A new study about adolescents in Germany finds reading on the rise, with 42% of teens polled saying they read a daily paper. Still, while e-books have yet to break through, Internet consumption dominates overall.

Old Media Teens: German Youth Reading More Print Media and Books


MANNHEIM - "The Internet is crushing all other media…" That or something similar is the operative assumption as most experts look at the future of television, radio, books and newspapers.

But that conventional wisdom is upended by the latest edition of an annual study just presented in Mannheim by pedagogical media research center Südwest. Young people avail themselves of all media, the study says.

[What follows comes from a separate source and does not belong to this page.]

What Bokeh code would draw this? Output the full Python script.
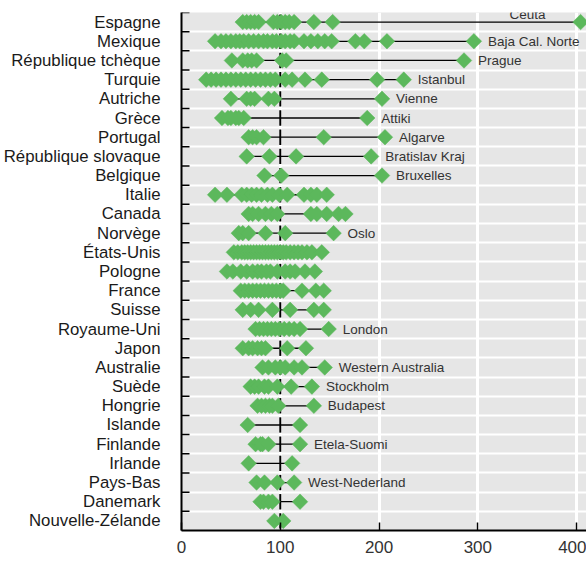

In fact, reading newspapers and books right now is ‘in."

Some 1,200 subjects aged 12 to 19 years of age participated in the study called "im-Studie 2011 "Jugend, Information, (Multi)Media." Results show that 44% are regular readers – up from 38% in 1998. Girls read more books than boys. Surprisingly, e-books played virtually no role, with only 1% saying they read them. Roughly 42% of participants said they read a daily paper, with 18% reading an online edition. Asked about credibility of sources, daily papers came in first, followed by television, radio and only then the Internet.

However, the Internet was by far and away the most frequently used medium – 89% said they used it daily or several times a week. Participants said they spent more than two hours a day online (virtually the same as in 2010) and also watched TV on average for 113 minutes. And 78% (up from 74% in 2010) said they listened to the radio regularly.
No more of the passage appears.